Why do these little animals hold such weight? Allow Elsie, 10, to explain: “My sister and I spend hours taking their clothes off and swapping them around,” she says of her collection of rabbits and bears living in tiny plastic cottages. “I love all the adventures they go on.” Sylvania is indeed an open-ended world: jump on the gaily coloured canal boat and choose where it goes. It’s also a highly detailed universe: my village store came with shelves, provisions and a moving set of scales; a cosmetic counter comes with tiny bottles of nail polish. Adds Charlotte, Elsie’s mother: “I love that they’re something to treasure in a world where so many things are disposable.”
“Children have always chosen animals,” says Katy Canales, project curator at Young V&A, which reopens today in east London following a £13mn renovation. “They’re cute, they’re cuddly, but there’s also that anthropomorphic element. It gives a greater sense of freedom than having to adhere to the rules of being human.” As part of the museum’s new Imagine gallery, members of the Corntop and Snow-Warren rabbit families are displayed alongside a caravan and pony. The gallery is designed to show small-world play, where children use props to create intricate worlds. “[Sylvanians] are as flexible as a child’s imagination,” says Canales.
From 1999 to 2013, Sylvanians were designed in the UK by a company called Flair, giving rise to some of the more British elements (the caravans, canal boats and racing-green Morris Minors).

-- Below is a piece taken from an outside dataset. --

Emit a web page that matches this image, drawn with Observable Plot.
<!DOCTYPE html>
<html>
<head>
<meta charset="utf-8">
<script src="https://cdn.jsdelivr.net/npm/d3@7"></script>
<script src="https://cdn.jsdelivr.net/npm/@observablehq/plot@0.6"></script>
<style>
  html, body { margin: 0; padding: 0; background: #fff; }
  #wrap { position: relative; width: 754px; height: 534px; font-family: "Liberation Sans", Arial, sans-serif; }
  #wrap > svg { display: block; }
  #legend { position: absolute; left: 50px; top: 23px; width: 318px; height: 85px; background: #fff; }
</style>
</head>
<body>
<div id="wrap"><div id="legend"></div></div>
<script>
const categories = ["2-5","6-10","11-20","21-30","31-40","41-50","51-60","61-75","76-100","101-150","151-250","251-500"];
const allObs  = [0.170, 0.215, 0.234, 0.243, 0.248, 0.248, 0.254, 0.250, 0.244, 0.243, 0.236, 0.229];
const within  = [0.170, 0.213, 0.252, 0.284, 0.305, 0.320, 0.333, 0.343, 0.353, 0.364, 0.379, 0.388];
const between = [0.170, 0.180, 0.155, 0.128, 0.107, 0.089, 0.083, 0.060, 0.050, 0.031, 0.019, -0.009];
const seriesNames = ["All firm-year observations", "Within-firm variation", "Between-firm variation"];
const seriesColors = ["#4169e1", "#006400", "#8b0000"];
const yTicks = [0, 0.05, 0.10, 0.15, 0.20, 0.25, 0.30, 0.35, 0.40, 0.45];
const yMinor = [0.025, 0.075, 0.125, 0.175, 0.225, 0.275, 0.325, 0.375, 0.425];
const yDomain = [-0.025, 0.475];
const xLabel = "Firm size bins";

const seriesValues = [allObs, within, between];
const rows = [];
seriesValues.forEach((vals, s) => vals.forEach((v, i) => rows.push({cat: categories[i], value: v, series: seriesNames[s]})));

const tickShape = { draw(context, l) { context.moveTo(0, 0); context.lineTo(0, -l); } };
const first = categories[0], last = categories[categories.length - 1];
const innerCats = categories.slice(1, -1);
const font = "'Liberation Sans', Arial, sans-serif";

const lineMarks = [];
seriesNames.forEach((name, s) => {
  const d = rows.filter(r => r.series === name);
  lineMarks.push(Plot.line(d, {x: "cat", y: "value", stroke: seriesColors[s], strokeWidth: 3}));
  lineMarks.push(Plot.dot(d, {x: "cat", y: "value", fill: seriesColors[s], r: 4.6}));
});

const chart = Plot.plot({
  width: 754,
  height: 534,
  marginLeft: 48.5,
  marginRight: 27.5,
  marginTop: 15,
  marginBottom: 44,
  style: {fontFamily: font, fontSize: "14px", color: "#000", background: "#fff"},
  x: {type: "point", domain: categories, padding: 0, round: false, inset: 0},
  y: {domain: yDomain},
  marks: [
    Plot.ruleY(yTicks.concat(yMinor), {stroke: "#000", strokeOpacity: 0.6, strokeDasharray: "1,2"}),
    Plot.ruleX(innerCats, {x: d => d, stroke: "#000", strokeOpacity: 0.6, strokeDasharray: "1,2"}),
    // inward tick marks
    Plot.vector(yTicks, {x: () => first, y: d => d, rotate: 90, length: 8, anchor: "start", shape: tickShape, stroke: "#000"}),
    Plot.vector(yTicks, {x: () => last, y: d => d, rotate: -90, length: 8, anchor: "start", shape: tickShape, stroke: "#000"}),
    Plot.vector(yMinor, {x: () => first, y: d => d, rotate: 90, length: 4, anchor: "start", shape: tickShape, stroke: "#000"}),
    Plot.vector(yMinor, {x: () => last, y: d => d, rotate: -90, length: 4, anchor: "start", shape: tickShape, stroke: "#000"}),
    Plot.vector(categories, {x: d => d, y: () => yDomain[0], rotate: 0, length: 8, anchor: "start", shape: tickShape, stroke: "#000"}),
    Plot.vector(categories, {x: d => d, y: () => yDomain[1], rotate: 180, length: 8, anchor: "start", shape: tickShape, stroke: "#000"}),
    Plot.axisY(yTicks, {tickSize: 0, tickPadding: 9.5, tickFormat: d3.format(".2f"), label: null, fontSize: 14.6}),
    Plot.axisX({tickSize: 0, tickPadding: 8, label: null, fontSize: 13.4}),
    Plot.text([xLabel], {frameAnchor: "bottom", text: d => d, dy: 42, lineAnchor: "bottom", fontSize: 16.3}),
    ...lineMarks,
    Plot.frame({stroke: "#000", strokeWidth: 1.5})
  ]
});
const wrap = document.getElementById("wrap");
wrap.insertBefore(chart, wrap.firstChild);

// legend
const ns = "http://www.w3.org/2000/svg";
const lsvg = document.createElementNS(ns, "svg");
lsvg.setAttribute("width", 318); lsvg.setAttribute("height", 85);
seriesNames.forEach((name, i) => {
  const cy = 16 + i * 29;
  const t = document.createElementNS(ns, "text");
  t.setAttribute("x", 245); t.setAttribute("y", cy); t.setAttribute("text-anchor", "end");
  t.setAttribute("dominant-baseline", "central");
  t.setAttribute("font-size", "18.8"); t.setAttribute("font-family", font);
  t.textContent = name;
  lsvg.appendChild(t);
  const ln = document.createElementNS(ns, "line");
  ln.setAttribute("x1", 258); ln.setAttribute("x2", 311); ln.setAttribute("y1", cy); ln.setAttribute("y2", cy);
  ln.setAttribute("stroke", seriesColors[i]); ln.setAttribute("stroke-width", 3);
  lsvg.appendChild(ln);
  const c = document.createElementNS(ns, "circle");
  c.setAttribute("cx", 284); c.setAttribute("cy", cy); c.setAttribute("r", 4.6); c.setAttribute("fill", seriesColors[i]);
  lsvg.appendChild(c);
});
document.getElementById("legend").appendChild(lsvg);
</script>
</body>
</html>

Among the team were Ed Nattrass, Jo Gough and Lindsay Hardy, whose stories of working at Flair are almost as delightful as the toys themselves. “Sometimes the names were absolutely hilarious,” says Hardy over a group call. “When we did the pig family, the father was called Richard E Grunt and the son was Hugh Grunt.” Staff members were also immortalised: Hardy was a baby guinea pig (the “loud and boisterous” Lindsay Pettyfur), while Nattrass became Uncle Edward Mulberry, a toymaker. “It’s an honour,” he says wistfully.
In many ways, Sylvania is almost draconian in its pleasantness. Every character comes with a name and biography, and everyone contributes to village life. Because I am deeply fastidious, these stories were played out in minute, faithful detail: Ebb Vandyke, the otter father, was always stoic in guarding the river. (“He gets very cross when he sees rubbish floating on the water” went his bio.) Flo, his wife, ran dutiful swimming classes. There was a policeman, a badger called Bobby Roberts, but he rarely caught anyone. Suffice to say, crime was thin on the ground.

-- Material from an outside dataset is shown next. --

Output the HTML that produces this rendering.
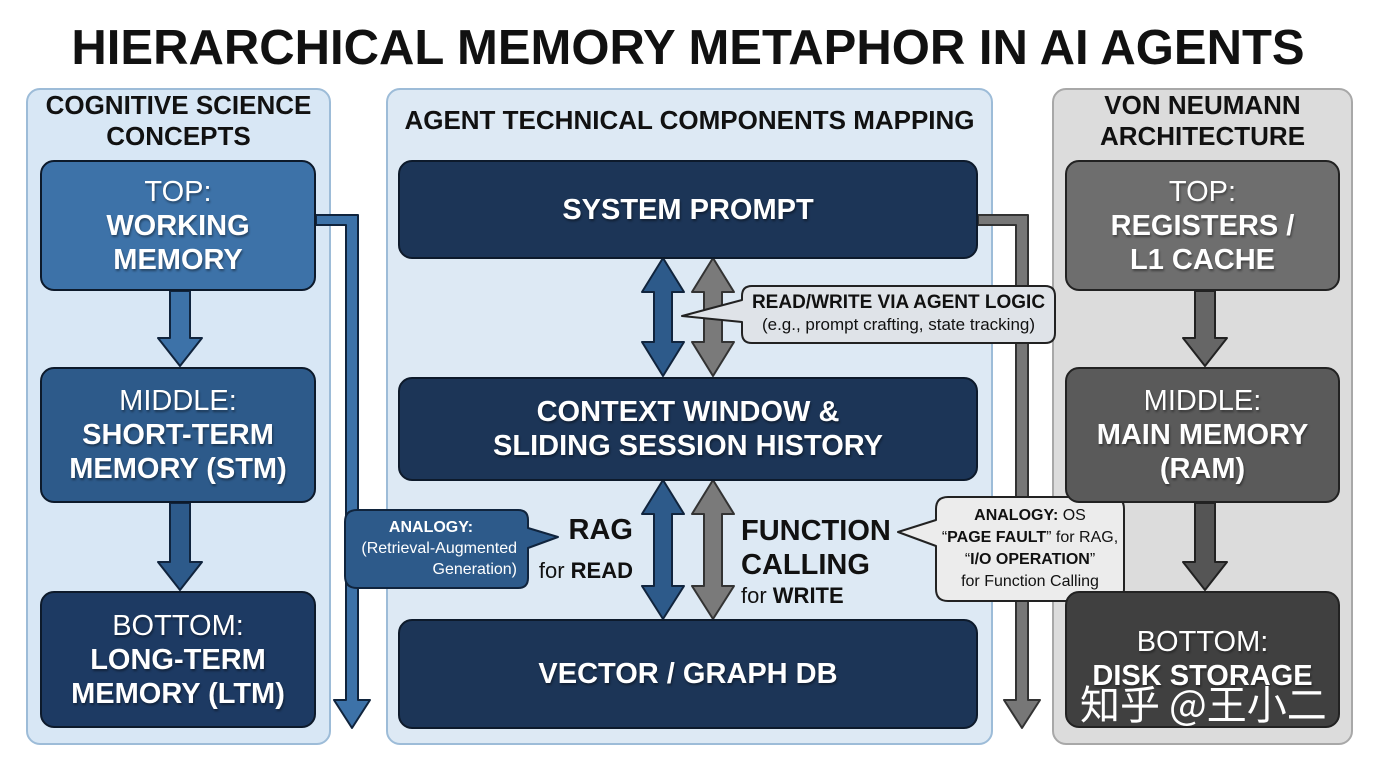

Design has subsequently moved back to Japan. One of Sylvanian’s most fervent collectors recently put his entire hoard up for sale, citing Epoch’s new direction as “too plastic, girly and pink” and “negative energy from a small group of collectors” as reasons for no longer enjoying the world. It’s true that the world is a little pinker – new releases include a “Floating Cloud Rainbow Train” and “Baby Mermaid Castle” – but the core collection of red-roof cottages, bushy-tailed squirrels and log furniture lives on.
I ask Hardy why we haven’t seen the toys migrate to the city in sparkling limousines or space ships. “It wasn’t that kind of fantasy,” she says. “It wasn’t pretty pink castles, unicorns or fairy dust – it was more of a village fête.” The Sylvanian life is a moral one; some might call it banal. But with that comes a potential to make whatever you want of it. Sylvanians weren’t fashionable, but they never went out of fashion. It’s their banality that makes them immortal.